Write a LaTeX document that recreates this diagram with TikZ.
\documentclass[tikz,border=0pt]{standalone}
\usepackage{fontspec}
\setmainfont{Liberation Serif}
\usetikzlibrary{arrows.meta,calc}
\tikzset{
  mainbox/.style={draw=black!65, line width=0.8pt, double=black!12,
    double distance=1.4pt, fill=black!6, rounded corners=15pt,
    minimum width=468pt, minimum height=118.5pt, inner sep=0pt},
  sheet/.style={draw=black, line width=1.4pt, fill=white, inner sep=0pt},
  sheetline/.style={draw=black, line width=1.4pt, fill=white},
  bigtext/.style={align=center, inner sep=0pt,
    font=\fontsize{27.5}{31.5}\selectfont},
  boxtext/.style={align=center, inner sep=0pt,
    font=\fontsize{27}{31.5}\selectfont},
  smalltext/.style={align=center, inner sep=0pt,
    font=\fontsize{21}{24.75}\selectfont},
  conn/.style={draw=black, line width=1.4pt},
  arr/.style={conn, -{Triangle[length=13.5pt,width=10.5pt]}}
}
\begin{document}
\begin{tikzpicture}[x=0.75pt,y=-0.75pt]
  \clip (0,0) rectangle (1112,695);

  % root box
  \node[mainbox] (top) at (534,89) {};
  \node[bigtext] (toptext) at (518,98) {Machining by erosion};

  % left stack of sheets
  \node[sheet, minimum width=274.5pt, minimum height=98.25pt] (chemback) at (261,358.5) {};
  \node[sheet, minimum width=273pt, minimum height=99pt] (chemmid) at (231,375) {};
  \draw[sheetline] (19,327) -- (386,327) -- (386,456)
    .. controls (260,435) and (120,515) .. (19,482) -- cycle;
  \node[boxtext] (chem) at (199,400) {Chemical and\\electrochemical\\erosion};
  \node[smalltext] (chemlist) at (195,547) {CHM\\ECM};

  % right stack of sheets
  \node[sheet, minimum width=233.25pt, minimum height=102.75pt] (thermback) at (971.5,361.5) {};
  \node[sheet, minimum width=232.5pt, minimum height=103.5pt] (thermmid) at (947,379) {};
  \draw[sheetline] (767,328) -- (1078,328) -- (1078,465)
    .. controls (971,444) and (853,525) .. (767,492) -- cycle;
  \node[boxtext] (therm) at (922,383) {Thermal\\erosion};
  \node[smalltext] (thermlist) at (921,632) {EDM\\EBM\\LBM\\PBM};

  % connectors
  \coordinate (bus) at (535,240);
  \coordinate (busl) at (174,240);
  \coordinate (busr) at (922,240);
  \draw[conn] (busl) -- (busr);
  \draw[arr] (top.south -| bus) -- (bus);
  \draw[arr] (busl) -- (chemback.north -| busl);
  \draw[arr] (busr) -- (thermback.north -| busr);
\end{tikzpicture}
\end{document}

------------------------------------------------------------------------

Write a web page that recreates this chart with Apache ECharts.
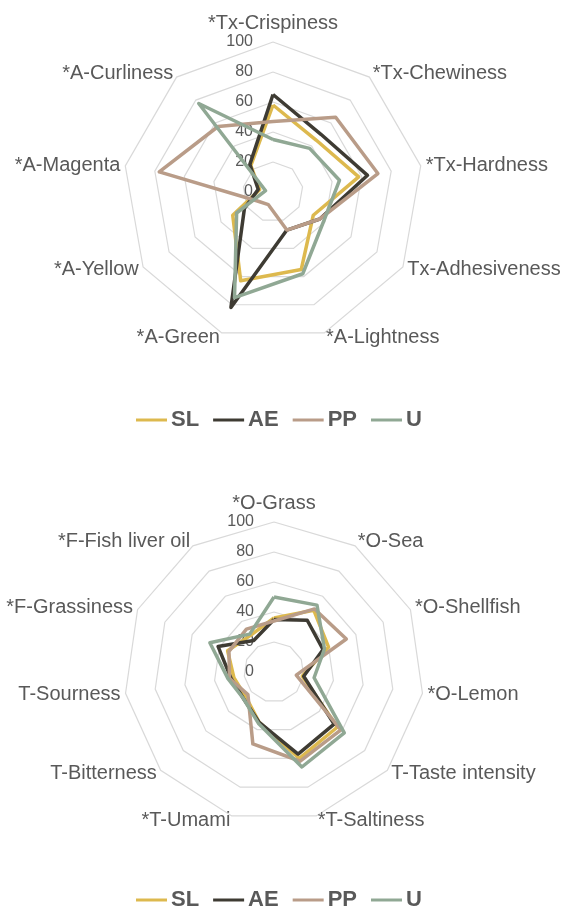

------------------------------------------------------------------------

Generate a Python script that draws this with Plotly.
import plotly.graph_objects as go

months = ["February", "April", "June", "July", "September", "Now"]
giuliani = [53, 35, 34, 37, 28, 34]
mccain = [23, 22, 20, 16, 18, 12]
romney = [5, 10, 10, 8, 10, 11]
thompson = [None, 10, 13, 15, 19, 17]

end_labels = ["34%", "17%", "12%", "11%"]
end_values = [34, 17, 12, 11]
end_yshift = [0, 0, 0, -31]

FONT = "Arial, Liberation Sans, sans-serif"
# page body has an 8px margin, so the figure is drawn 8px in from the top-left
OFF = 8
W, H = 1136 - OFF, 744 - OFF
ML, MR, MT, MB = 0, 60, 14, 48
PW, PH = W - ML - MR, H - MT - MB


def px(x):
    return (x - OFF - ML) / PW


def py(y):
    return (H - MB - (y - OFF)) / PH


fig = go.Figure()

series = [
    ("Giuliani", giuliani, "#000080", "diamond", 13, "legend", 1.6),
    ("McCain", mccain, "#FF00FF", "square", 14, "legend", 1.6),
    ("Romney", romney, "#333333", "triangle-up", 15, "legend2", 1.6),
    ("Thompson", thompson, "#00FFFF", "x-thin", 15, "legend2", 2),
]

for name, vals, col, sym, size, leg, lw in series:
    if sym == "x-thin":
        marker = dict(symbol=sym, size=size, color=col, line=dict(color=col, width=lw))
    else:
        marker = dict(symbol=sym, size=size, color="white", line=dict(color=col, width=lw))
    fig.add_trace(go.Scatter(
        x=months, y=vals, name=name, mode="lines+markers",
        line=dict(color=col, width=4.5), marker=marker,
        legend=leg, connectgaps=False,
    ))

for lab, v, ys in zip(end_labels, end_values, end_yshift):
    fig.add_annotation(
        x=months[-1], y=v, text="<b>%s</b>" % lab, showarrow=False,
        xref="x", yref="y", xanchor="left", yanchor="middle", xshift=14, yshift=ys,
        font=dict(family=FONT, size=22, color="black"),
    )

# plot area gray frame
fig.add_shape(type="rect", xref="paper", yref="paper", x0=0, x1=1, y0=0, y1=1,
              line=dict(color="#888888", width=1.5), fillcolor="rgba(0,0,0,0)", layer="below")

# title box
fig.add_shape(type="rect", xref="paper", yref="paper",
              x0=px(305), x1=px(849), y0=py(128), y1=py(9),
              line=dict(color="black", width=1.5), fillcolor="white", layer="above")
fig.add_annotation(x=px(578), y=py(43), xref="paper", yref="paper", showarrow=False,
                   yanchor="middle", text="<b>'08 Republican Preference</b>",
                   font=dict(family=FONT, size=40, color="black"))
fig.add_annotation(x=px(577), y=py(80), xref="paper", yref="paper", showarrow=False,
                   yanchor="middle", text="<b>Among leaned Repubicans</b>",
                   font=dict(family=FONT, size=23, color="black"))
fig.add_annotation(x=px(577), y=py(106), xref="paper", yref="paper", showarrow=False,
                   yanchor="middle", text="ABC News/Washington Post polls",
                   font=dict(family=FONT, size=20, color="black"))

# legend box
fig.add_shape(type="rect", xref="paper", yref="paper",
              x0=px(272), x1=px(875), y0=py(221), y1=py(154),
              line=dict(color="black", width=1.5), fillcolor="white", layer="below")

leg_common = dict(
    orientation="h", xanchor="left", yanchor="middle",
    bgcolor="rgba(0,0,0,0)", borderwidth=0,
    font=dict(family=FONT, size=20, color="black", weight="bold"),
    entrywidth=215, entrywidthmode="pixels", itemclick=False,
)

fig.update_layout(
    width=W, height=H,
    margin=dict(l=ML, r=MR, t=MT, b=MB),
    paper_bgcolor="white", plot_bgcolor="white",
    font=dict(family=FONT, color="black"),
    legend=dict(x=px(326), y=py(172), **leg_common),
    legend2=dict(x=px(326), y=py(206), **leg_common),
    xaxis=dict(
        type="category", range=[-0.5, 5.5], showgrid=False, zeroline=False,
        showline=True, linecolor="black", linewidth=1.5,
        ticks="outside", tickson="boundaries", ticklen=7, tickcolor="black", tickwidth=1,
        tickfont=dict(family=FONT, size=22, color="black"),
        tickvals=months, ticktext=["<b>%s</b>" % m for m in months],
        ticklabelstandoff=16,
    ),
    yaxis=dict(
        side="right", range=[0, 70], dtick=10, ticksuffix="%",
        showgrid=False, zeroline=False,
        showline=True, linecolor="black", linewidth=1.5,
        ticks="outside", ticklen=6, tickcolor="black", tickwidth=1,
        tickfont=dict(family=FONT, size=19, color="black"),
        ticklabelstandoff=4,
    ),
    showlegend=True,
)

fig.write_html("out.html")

------------------------------------------------------------------------

_Work to be completed_. Among the entries above, find the line with "Write a LaTeX" and the line with "(toptext) at (518,98)"; give again exactly these two lines and all lines between them.

_The response_.
Write a LaTeX document that recreates this diagram with TikZ.
\documentclass[tikz,border=0pt]{standalone}
\usepackage{fontspec}
\setmainfont{Liberation Serif}
\usetikzlibrary{arrows.meta,calc}
\tikzset{
  mainbox/.style={draw=black!65, line width=0.8pt, double=black!12,
    double distance=1.4pt, fill=black!6, rounded corners=15pt,
    minimum width=468pt, minimum height=118.5pt, inner sep=0pt},
  sheet/.style={draw=black, line width=1.4pt, fill=white, inner sep=0pt},
  sheetline/.style={draw=black, line width=1.4pt, fill=white},
  bigtext/.style={align=center, inner sep=0pt,
    font=\fontsize{27.5}{31.5}\selectfont},
  boxtext/.style={align=center, inner sep=0pt,
    font=\fontsize{27}{31.5}\selectfont},
  smalltext/.style={align=center, inner sep=0pt,
    font=\fontsize{21}{24.75}\selectfont},
  conn/.style={draw=black, line width=1.4pt},
  arr/.style={conn, -{Triangle[length=13.5pt,width=10.5pt]}}
}
\begin{document}
\begin{tikzpicture}[x=0.75pt,y=-0.75pt]
  \clip (0,0) rectangle (1112,695);

  % root box
  \node[mainbox] (top) at (534,89) {};
  \node[bigtext] (toptext) at (518,98) {Machining by erosion};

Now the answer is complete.